Enfin, une autre question d'interprétation a été soulevée pendant l'audience, en l'occurrence, celle de la signification de la clause suivante de l'article 10 pour l'installation d'ensembles de bâches à enroulement sur un équipement neuf. Interrogé par le Tribunal, l'agent de l'appelant a décrit de façon plus poussée l'activité de son client et a déclaré que cette activité consistait en partie en la vente et en l'installation d'ensembles de bâches à enroulement sur de l'équipement neuf. Compte tenu de cette donnée, le Tribunal a alors ordonné aux parties de considérer la clause suivante de l'article 10 :

... installés sur de telles marchandises avant la première utilisation de celles-ci...

L'avocat de l'intimé a indiqué que cela coïncidait avec l'interprétation que le Tribunal faisait de la clause, interprétation selon laquelle l'installation d'ensembles de bâches à enroulement sur de l'équipement neuf n'est pas assujettie à l'exigence d'une valeur de 2 000 $ l'unité. Il est donc conclu que l'exemption fiscale s'appliquera également à toutes les unités installées sur des remorques neuves conformément à l'article 10.

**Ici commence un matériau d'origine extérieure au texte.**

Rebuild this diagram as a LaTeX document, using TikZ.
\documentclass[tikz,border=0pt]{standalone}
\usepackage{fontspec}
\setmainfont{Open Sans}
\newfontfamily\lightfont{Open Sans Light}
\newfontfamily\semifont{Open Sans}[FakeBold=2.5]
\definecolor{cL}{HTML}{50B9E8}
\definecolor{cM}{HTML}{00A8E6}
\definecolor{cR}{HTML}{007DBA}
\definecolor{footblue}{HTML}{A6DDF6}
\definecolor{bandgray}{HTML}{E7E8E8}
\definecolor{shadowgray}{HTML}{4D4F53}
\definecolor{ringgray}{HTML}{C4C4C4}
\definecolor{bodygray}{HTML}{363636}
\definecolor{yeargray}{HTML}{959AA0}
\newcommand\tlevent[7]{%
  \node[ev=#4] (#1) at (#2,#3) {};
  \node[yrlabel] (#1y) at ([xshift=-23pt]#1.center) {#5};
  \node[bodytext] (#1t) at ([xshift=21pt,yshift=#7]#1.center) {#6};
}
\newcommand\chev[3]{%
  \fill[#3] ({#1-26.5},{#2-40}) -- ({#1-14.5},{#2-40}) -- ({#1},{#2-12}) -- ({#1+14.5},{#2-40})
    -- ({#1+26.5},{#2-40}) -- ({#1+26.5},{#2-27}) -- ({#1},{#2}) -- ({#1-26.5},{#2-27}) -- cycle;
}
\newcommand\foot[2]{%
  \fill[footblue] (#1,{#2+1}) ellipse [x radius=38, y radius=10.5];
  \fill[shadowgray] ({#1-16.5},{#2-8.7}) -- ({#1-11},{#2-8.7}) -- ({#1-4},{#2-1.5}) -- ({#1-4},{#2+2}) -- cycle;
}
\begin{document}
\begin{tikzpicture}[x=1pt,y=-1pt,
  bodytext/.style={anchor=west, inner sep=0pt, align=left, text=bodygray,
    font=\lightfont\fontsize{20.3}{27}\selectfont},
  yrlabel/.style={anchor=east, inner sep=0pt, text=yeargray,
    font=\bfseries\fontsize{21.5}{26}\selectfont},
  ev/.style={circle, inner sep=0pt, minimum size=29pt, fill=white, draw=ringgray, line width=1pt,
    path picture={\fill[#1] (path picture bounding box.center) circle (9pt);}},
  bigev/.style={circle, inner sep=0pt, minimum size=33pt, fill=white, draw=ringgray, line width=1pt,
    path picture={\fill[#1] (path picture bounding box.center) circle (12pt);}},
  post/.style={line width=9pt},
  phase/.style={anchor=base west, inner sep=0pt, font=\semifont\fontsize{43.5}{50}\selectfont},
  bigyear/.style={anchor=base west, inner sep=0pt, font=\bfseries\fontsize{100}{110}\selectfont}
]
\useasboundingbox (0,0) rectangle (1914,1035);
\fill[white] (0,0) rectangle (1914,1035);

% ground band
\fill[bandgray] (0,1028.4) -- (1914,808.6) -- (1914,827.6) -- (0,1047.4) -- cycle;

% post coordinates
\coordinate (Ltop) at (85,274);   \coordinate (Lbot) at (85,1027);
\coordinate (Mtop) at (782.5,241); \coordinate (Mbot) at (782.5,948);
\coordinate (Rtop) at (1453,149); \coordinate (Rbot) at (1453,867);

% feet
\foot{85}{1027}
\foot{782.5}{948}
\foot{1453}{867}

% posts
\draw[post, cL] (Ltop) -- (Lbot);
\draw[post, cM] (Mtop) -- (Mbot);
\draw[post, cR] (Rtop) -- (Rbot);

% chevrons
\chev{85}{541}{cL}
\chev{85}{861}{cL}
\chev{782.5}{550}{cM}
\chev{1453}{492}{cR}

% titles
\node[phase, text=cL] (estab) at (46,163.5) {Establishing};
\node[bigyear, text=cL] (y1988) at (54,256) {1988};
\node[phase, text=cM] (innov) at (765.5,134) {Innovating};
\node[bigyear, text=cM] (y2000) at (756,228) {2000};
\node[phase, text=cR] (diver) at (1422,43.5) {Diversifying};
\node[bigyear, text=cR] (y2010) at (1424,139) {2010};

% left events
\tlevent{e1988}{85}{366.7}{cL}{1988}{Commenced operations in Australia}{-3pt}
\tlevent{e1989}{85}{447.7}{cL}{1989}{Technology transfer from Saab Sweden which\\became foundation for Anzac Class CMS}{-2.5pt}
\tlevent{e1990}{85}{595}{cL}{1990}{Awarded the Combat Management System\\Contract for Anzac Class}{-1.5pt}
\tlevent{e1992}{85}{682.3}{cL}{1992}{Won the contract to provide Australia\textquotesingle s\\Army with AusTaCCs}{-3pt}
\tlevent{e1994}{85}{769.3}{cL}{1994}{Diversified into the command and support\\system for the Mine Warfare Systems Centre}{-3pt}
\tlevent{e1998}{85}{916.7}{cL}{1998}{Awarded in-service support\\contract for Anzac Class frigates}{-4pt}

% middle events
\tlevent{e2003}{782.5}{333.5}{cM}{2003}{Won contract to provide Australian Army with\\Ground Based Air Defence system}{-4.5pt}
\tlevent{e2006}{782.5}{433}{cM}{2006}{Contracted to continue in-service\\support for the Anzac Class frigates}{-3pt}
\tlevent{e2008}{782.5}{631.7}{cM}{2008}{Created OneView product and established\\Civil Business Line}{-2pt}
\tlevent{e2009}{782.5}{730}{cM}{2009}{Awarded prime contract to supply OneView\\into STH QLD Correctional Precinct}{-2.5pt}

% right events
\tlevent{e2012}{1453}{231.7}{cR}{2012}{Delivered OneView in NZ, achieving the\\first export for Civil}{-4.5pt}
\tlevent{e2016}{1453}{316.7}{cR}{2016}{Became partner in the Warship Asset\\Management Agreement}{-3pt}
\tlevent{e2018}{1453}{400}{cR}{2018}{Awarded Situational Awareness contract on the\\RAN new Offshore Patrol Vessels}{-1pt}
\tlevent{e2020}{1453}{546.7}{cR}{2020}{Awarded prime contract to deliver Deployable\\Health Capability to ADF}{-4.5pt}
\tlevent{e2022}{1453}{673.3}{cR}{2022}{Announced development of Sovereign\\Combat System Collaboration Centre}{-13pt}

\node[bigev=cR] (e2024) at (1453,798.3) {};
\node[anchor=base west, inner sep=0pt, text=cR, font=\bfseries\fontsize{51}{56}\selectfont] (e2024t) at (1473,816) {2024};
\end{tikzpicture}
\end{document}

Le Tribunal admet donc l'appel en partie, renvoie la question à l'intimé et demande que les dossiers de l'entreprise soient révisés de façon à exempter de la taxe de vente : (1) tous les ensembles de bâches à enroulement vendus avant le 19 février 1987 qui, à la lumière des motifs du Tribunal, étaient exemptés de la taxe de vente de l'avis du Ministre, pourvu que les marchandises aient répondu par ailleurs aux autres conditions posées par l'article 10 de la partie XVII de l'annexe III de la Loi; et (2) conformément audit article, tous les ensembles de bâches à enroulement installés sur de l'équipement neuf, sans égard à la date de l'installation ou à la valeur de l'ensemble.


[ Table des matières]

1. L.R.C. (1985), ch. E-15, dans sa version modifiée.

2. S.R.O. (1980), ch. 198, dans sa version modifiée.